Prominent conservative commentator and RedState.com editor Erick Erickson will join CNN as a political contributor, appearing primarily on CNN’s new show John King, USA, the network announced Tuesday.

Erickson, a self described “obsessive news junkie” who grew up in Dubai and rural Louisiana, will also provide perspective and commentary on other programs across the network. […]

“Erick’s a perfect fit for John King, USA, because not only is he an agenda-setter whose words are closely watched in Washington, but as a person who still lives in small-town America, Erick is in touch with the very people John hopes to reach,” said Sam Feist, CNN political director and vice president of Washington-based programming. “With Erick’s exceptional knowledge of politics, as well as his role as a conservative opinion leader, he will add an important voice to CNN’s ideologically diverse group of political contributors.”
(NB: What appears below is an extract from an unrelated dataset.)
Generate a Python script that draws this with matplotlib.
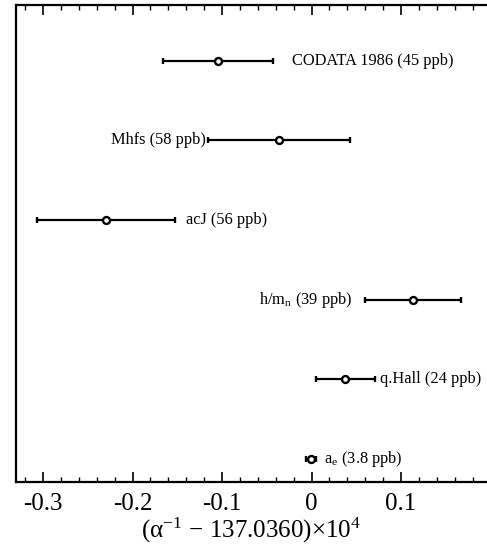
import matplotlib
matplotlib.use("Agg")
import matplotlib.pyplot as plt
from matplotlib.ticker import MultipleLocator, FuncFormatter

# Data (values of (alpha^-1 - 137.0360) x 10^4) and uncertainties in ppb
labels = ["CODATA 1986 (45 ppb)", "Mhfs (58 ppb)", "acJ (56 ppb)",
          "h/m$_\\mathregular{n}$ (39 ppb)", "q.Hall (24 ppb)", "a$_\\mathregular{e}$ (3.8 ppb)"]
values = [-0.1047, -0.0365, -0.2298, 0.1135, 0.0379, -0.0007]
ppb = [45, 58, 56, 39, 24, 3.8]
label_side = ["right", "left", "right", "left", "right", "right"]
label_gap = [14, 1, 8.5, 9, 3.5, 6]  # points

errors = [p * 137.036e-9 * 1e4 for p in ppb]
ypos = list(range(len(values), 0, -1))

plt.rcParams['font.family'] = ['Liberation Serif', 'DejaVu Serif']
plt.rcParams['mathtext.fontset'] = 'stix'
plt.rcParams['axes.unicode_minus'] = False

fig = plt.figure(figsize=(4.87, 5.45), dpi=100)
ax = fig.add_axes([16/487, 63/545, 1 - 16/487, (482-5)/545])

ax.errorbar(values, ypos, xerr=errors, fmt='o', color='black', ecolor='black',
            elinewidth=1.6, capsize=2.2, capthick=2.2, markersize=5,
            markerfacecolor='white', markeredgecolor='black', markeredgewidth=1.7,
            zorder=3)

for v, e, y, lab, side, gap in zip(values, errors, ypos, labels, label_side, label_gap):
    if side == "right":
        ax.annotate(lab, xy=(v + e, y), xytext=(gap, 0), textcoords='offset points',
                    ha='left', va='center', fontsize=11.8)
    else:
        ax.annotate(lab, xy=(v - e, y), xytext=(-gap, 0), textcoords='offset points',
                    ha='right', va='center', fontsize=11.8)

ax.set_xlim(-0.3302, 0.196)
ax.set_ylim(0.711, 6.70)
ax.set_yticks([])
ax.xaxis.set_major_locator(MultipleLocator(0.1))
ax.xaxis.set_minor_locator(MultipleLocator(0.02))
ax.xaxis.set_major_formatter(FuncFormatter(lambda x, p: "%g" % round(x, 3)))
ax.tick_params(axis='x', which='both', direction='in', top=True, bottom=True,
               labelsize=18, pad=8)
ax.tick_params(axis='x', which='major', length=7, width=1.2)
ax.tick_params(axis='x', which='minor', length=3.5, width=1.0)

for s in ['left', 'top', 'bottom']:
    ax.spines[s].set_linewidth(1.6)
ax.spines['right'].set_visible(False)

ax.set_xlabel('(α$^{\\mathregular{-1}}$ − 137.0360)×10$^{\\mathregular{4}}$', fontsize=18, labelpad=0)

fig.savefig("out.png", dpi=100)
This is easily the worst decision CNN has ever made. That the network probably reviewed Erickson’s work before hiring him, and offered him a job anyway, suggests CNN’s professional standards for what constitutes “an important voice” have all but disappeared.

The point here isn’t that it’s disappointing to see CNN hire yet another conservative voice, adding to its already-large stable of conservative voices. To be sure, it’s frustrating, but it’s nothing new.
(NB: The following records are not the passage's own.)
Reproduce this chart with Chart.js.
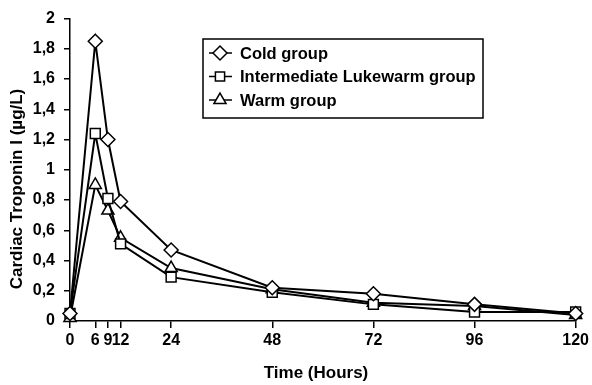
<!DOCTYPE html>
<html>
<head>
<meta charset="utf-8">
<script src="https://cdn.jsdelivr.net/npm/chart.js@4.4.1/dist/chart.umd.min.js"></script>
<style>
    body { margin: 0; background: #fff; }
    #wrap { width: 592px; height: 385px; }
</style>
</head>
<body>
<div id="wrap"><canvas id="chart"></canvas></div>
<script>
// Veriler
const hours = [0, 6, 9, 12, 24, 48, 72, 96, 120];
const xTicks = [0, 6, 9, 12, 24, 48, 72, 96, 120];
const coldGroup = [0.05, 1.85, 1.20, 0.79, 0.47, 0.22, 0.18, 0.11, 0.05];
const lukewarmGroup = [0.05, 1.24, 0.81, 0.51, 0.29, 0.19, 0.11, 0.06, 0.06];
const warmGroup = [0.02, 0.90, 0.73, 0.55, 0.35, 0.21, 0.12, 0.10, 0.04];
const seriesNames = ['Cold group', 'Intermediate Lukewarm group', 'Warm group'];
const xTitle = 'Time (Hours)';
const yTitle = 'Cardiac Troponin I (µg/L)';

const FONT = '"Liberation Sans", Arial, sans-serif';

function toPoints(values) {
    return hours.map((h, i) => ({ x: h, y: values[i] }));
}

function makeDataset(label, values, style, radius, order) {
    return {
        label: label,
        data: toPoints(values),
        borderColor: '#000',
        borderWidth: 2,
        pointStyle: style,
        pointRadius: radius,
        pointBackgroundColor: '#fff',
        pointBorderColor: '#000',
        pointBorderWidth: 1.5,
        tension: 0,
        clip: false,
        order: order
    };
}

// Eksen başlıkları
const axisTitles = {
    id: 'axisTitles',
    afterDraw(chart) {
        const ctx = chart.ctx;
        ctx.save();
        ctx.fillStyle = '#000';
        ctx.textAlign = 'center';
        ctx.textBaseline = 'middle';
        ctx.font = 'bold 17px ' + FONT;
        ctx.fillText(xTitle, 316, 373);
        ctx.translate(17, 189);
        ctx.rotate(-Math.PI / 2);
        ctx.fillText(yTitle, 0, 0);
        ctx.restore();
    }
};

// Çerçeveli lejant
const boxedLegend = {
    id: 'boxedLegend',
    afterDatasetsDraw(chart) {
        const ctx = chart.ctx;
        const x0 = 203, y0 = 39, w = 280, h = 79;
        ctx.save();
        ctx.fillStyle = '#fff';
        ctx.fillRect(x0, y0, w, h);
        ctx.strokeStyle = '#000';
        ctx.lineWidth = 1.5;
        ctx.strokeRect(x0, y0, w, h);
        ctx.font = 'bold 16.5px ' + FONT;
        ctx.textBaseline = 'middle';
        chart.data.datasets.forEach((ds, i) => {
            const cy = y0 + 14 + i * 23.5;
            ctx.strokeStyle = '#000';
            ctx.lineWidth = 1.5;
            ctx.beginPath();
            ctx.moveTo(x0 + 6, cy);
            ctx.lineTo(x0 + 29, cy);
            ctx.stroke();
            ctx.fillStyle = '#fff';
            ctx.strokeStyle = '#000';
            Chart.helpers.drawPoint(ctx, {
                pointStyle: ds.pointStyle,
                radius: ds.pointStyle === 'rect' ? 6.5 : 7,
                rotation: 0,
                borderWidth: 1.5
            }, x0 + 17, cy);
            ctx.fillStyle = '#000';
            ctx.fillText(ds.label, x0 + 37, cy + 1);
        });
        ctx.restore();
    }
};

new Chart(document.getElementById('chart'), {
    type: 'line',
    data: {
        datasets: [
            makeDataset(seriesNames[0], coldGroup, 'rectRot', 7, 1),
            makeDataset(seriesNames[1], lukewarmGroup, 'rect', 7, 2),
            makeDataset(seriesNames[2], warmGroup, 'triangle', 7, 3)
        ]
    },
    options: {
        responsive: true,
        maintainAspectRatio: false,
        animation: false,
        layout: { padding: { top: 16, right: 10 } },
        plugins: {
            legend: { display: false },
            tooltip: { enabled: false }
        },
        scales: {
            x: {
                type: 'linear',
                min: 0,
                max: 120,
                afterBuildTicks(axis) {
                    axis.ticks = xTicks.map(v => ({ value: v }));
                },
                afterFit(axis) { axis.height = 64; },
                border: { color: '#000', width: 1.5 },
                grid: { drawOnChartArea: false, drawTicks: true, tickLength: 7, color: '#000', lineWidth: 1.5 },
                ticks: {
                    color: '#000',
                    font: { family: FONT, size: 16, weight: 'bold' },
                    padding: 3,
                    maxRotation: 0,
                    autoSkip: false
                }
            },
            y: {
                min: 0,
                max: 2,
                afterFit(axis) { axis.width = 70; },
                border: { color: '#000', width: 1.5 },
                grid: { drawOnChartArea: false, drawTicks: true, tickLength: 6, color: '#000', lineWidth: 1.5 },
                ticks: {
                    stepSize: 0.2,
                    color: '#000',
                    font: { family: FONT, size: 16, weight: 'bold' },
                    padding: 9,
                    callback: v => String(Math.round(v * 10) / 10).replace('.', ',')
                }
            }
        }
    },
    plugins: [boxedLegend, axisTitles]
});
</script>
</body>
</html>
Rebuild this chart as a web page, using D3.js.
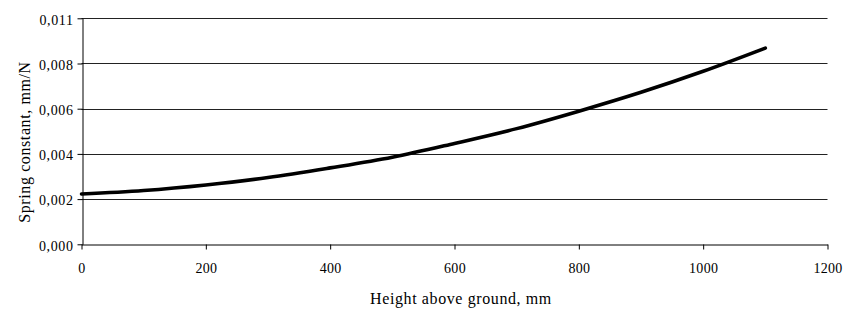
<!DOCTYPE html>
<html>
<head>
<meta charset="utf-8">
<script src="https://cdn.jsdelivr.net/npm/d3@7"></script>
<style>
  html, body { margin: 0; padding: 0; background: #fff; }
  svg { display: block; }
  text { font-family: "Liberation Serif", "Times New Roman", serif; fill: #000; }
</style>
</head>
<body>
<svg id="chart" width="848" height="315"></svg>
<script>
// Data
const heights = [0, 100, 200, 300, 400, 500, 600, 700, 800, 900, 1000, 1100];
const springConstant = [0.00245, 0.00262, 0.00289, 0.00325, 0.00372, 0.00424, 0.00491, 0.00563, 0.00648, 0.00740, 0.00842, 0.00955];
const xTicks = [0, 200, 400, 600, 800, 1000, 1200];
const yTickValues = [0, 0.0022, 0.0044, 0.0066, 0.0088, 0.011];
const yTickLabels = ["0,000", "0,002", "0,004", "0,006", "0,008", "0,011"];
const xTitle = "Height above ground, mm";
const yTitle = "Spring constant, mm/N";

const svg = d3.select("#chart");
const mLeft = 81.5, mRight = 827.5, mTop = 18.3, mBottom = 244.3;

const x = d3.scaleLinear().domain([0, 1200]).range([mLeft, mRight]);
const y = d3.scaleLinear().domain([0, 0.011]).range([mBottom, mTop]);

// gridlines
svg.append("g")
  .selectAll("line")
  .data(yTickValues.slice(1))
  .join("line")
  .attr("x1", mLeft).attr("x2", mRight)
  .attr("y1", d => Math.round(y(d)) + 0.5).attr("y2", d => Math.round(y(d)) + 0.5)
  .attr("stroke", "#222").attr("stroke-width", 1);

// x axis
const xAxis = svg.append("g")
  .attr("transform", `translate(0,${Math.round(mBottom) + 0.5})`)
  .call(d3.axisBottom(x).tickValues(xTicks).tickFormat(d3.format("d")).tickSizeInner(5).tickSizeOuter(0).tickPadding(14));
xAxis.select(".domain").attr("stroke", "#000");
xAxis.selectAll(".tick line").attr("stroke", "#000");
xAxis.selectAll("text").attr("font-size", 14).attr("font-family", "Liberation Serif").attr("fill", "#000")
  .attr("letter-spacing", 0.3);

// y axis
const yAxis = svg.append("g")
  .attr("transform", `translate(${Math.round(mLeft) + 0.5},0)`)
  .call(d3.axisLeft(y).tickValues(yTickValues).tickFormat((d, i) => yTickLabels[i]).tickSizeInner(5).tickSizeOuter(0).tickPadding(4));
yAxis.select(".domain").attr("stroke", "#000");
yAxis.selectAll(".tick line").attr("stroke", "#000");
yAxis.selectAll("text").attr("font-size", 14).attr("font-family", "Liberation Serif").attr("fill", "#000")
  .attr("letter-spacing", 0.6).attr("dy", "0.42em");

// curve
const line = d3.line()
  .x((d, i) => x(heights[i]))
  .y(d => y(d))
  .curve(d3.curveMonotoneX);
svg.append("path")
  .datum(springConstant)
  .attr("d", line)
  .attr("fill", "none")
  .attr("stroke", "#000")
  .attr("stroke-width", 3.6)
  .attr("stroke-linecap", "round");

// titles
svg.append("text")
  .attr("x", 461)
  .attr("y", 304)
  .attr("text-anchor", "middle")
  .attr("font-size", 16)
  .attr("letter-spacing", 0.6)
  .text(xTitle);

svg.append("text")
  .attr("transform", `translate(30,142) rotate(-90)`)
  .attr("text-anchor", "middle")
  .attr("font-size", 16)
  .attr("letter-spacing", 0.6)
  .text(yTitle);
</script>
</body>
</html>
The problem here is with Erickson himself.

For example, it wasn’t long ago when Erickson explained his belief on why the left has a stronger online presence than the right. He attributed it to an asymmetry in free time, since conservatives “have families because we don’t abort our kids, and we have jobs because we believe in capitalism.”
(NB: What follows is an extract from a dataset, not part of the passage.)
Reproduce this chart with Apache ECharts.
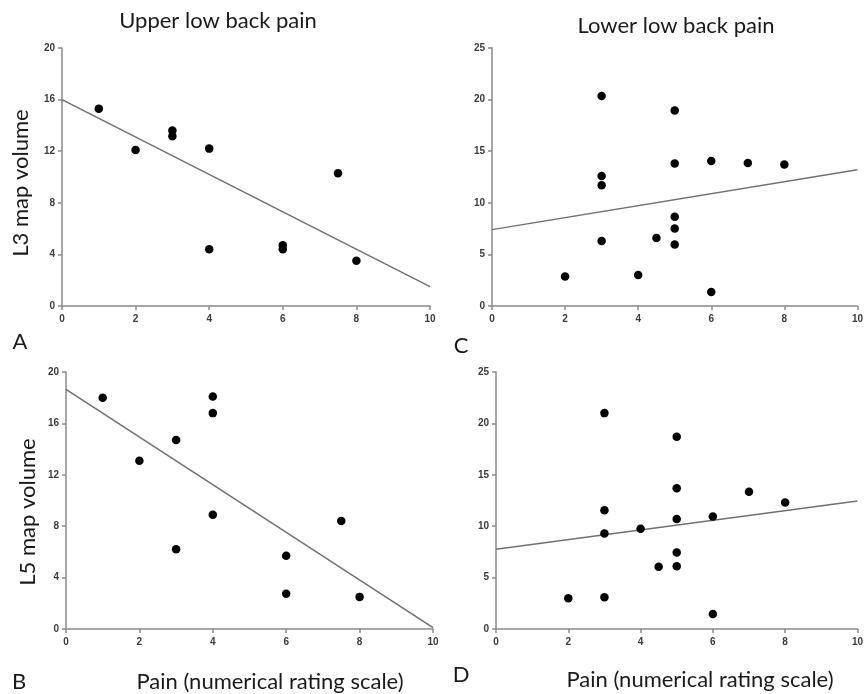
<!DOCTYPE html>
<html>
<head>
<meta charset="utf-8">
<script src="https://cdn.jsdelivr.net/npm/echarts@6/dist/echarts.min.js"></script>
<style>html,body{margin:0;padding:0;background:#fff}#c{width:866px;height:694px}</style>
</head>
<body>
<div id="c"></div>
<script>
// Panel A: Upper low back pain, L3 map volume
const pointsA = [[1,15.3],[2,12.1],[3,13.6],[3,13.15],[4,12.2],[4,4.4],[6,4.7],[6,4.4],[7.5,10.3],[8,3.5]];
const fitA = [[0,16.0],[10,1.5]];
// Panel C: Lower low back pain, L3 map volume
const pointsC = [[3,20.35],[5,18.95],[3,12.6],[3,11.7],[5,13.8],[6,14.05],[7,13.85],[8,13.7],[5,8.65],[5,7.5],[4.5,6.6],[3,6.3],[5,5.95],[2,2.85],[4,3.0],[6,1.35]];
const fitC = [[0,7.4],[10,13.2]];
// Panel B: Upper low back pain, L5 map volume
const pointsB = [[1,18.0],[2,13.1],[3,14.7],[3,6.2],[4,18.1],[4,16.8],[4,8.9],[6,5.7],[6,2.75],[7.5,8.4],[8,2.5]];
const fitB = [[0,18.65],[10,0.1]];
// Panel D: Lower low back pain, L5 map volume
const pointsD = [[3,21.0],[5,18.7],[5,13.7],[7,13.35],[8,12.3],[3,11.55],[5,10.7],[6,10.95],[3,9.3],[4,9.75],[5,7.45],[4.5,6.05],[5,6.1],[2,3.0],[3,3.1],[6,1.45]];
const fitD = [[0,7.75],[10,12.45]];

const xTicks = {min:0, max:10, interval:2};
const yTicksL3 = [{min:0,max:20,interval:4},{min:0,max:25,interval:5}];
const yTicksL5 = [{min:0,max:20,interval:4},{min:0,max:25,interval:5}];

const titles = ['Upper low back pain','Lower low back pain'];
const yNames = ['L3 map volume','L5 map volume'];
const xName = 'Pain (numerical rating scale)';
const letters = ['A','C','B','D'];

const chart = echarts.init(document.getElementById('c'), null, {renderer:'canvas'});
const grids = [
  {left:62, top:48, width:368, height:258},
  {left:492, top:48, width:368, height:258},
  {left:66, top:372, width:367, height:257},
  {left:496, top:372, width:367, height:257}
];
const yCfg = [yTicksL3[0], yTicksL3[1], yTicksL5[0], yTicksL5[1]];
const axisLine = {show:true, lineStyle:{color:'#8a8a8a', width:1.5}};
const axisTick = {show:true, length:4, lineStyle:{color:'#8a8a8a', width:1.5}};
const axisLabel = {color:'#3a3a3a', fontFamily:'Liberation Sans', fontWeight:'bold', fontSize:10};
const xAxes = grids.map((g,i)=>({type:'value', gridIndex:i, min:xTicks.min, max:xTicks.max, interval:xTicks.interval,
  axisLine, axisTick, axisLabel:Object.assign({margin:8}, axisLabel), splitLine:{show:false}}));
const yAxes = grids.map((g,i)=>({type:'value', gridIndex:i, min:yCfg[i].min, max:yCfg[i].max, interval:yCfg[i].interval,
  axisLine, axisTick, axisLabel:Object.assign({margin:7}, axisLabel), splitLine:{show:false}}));
const pts = [pointsA, pointsC, pointsB, pointsD];
const fits = [fitA, fitC, fitB, fitD];
const series = [];
pts.forEach((p,i)=>{
  series.push({type:'line', xAxisIndex:i, yAxisIndex:i, data:fits[i], symbol:'none', silent:true,
    lineStyle:{color:'#707070', width:1.5}, z:2});
  series.push({type:'scatter', xAxisIndex:i, yAxisIndex:i, data:p, symbol:'circle', symbolSize:8.5,
    itemStyle:{color:'#000', opacity:1}, z:3});
});
const F = 'Lato';
const txt = (x,y,t,size,extra)=>Object.assign({type:'text', x, y, style:{text:t, font:`${size}px ${F}`, fill:'#1a1a1a', align:'center', verticalAlign:'middle'}}, extra||{});
const graphic = [
  txt(218,21,titles[0],22),
  txt(676,26,titles[1],22),
  txt(21,183,yNames[0],22,{rotation:Math.PI/2}),
  txt(28,512,yNames[1],22,{rotation:Math.PI/2}),
  txt(270,682,xName,22),
  txt(700,680,xName,22),
  txt(20,342,letters[0],22),
  txt(461,346,letters[1],22),
  txt(19,682,letters[2],22),
  txt(461,675,letters[3],22)
];
chart.setOption({animation:false, grid:grids, xAxis:xAxes, yAxis:yAxes, series, graphic});
</script>
</body>
</html>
This is the same Erickson who recently called retired Supreme Court Justice David Souter a “goat f–king child molester,” referred to two sitting U.S. senators as “healthcare suicide bombers,” praised protesters for “tell[ing] Nancy Pelosi and the Congress to send Obama to a death panel” (he later backpedaled on that one), and described President Obama’s Nobel Prize as “an affirmative action quota.”

And perhaps my personal favorite was the time, just last year, when Erickson was angry about new environmental regulations relating to dishwasher detergent. He told his readers, “At what point do the people tell the politicians to go to hell? At what point do they get off the couch, march down to their state legislator’s house, pull him outside, and beat him to a bloody pulp for being an idiot?”

There was a point when major professional outlets would look at a voice like this as an “extremist,” to be shut out of the mainstream of America’s civil discourse. CNN, however, considers this record of radical rhetoric, and concludes it should pay him to offer on-air political commentary.

CNN will no doubt hear about blog posts like this one, and assume that liberals are angry because the network hired a right-wing blogger. But that’s not it — there are thoughtful, intelligent conservative bloggers in the country, who occasionally have insightful things to say. The problem here is that Erick Erickson isn’t one of them.

This is a genuinely sad day for American journalism. CNN ought to be ashamed of itself.

Update: Echidne reminds me that Erickson’s utterances on feminists are also pretty astounding.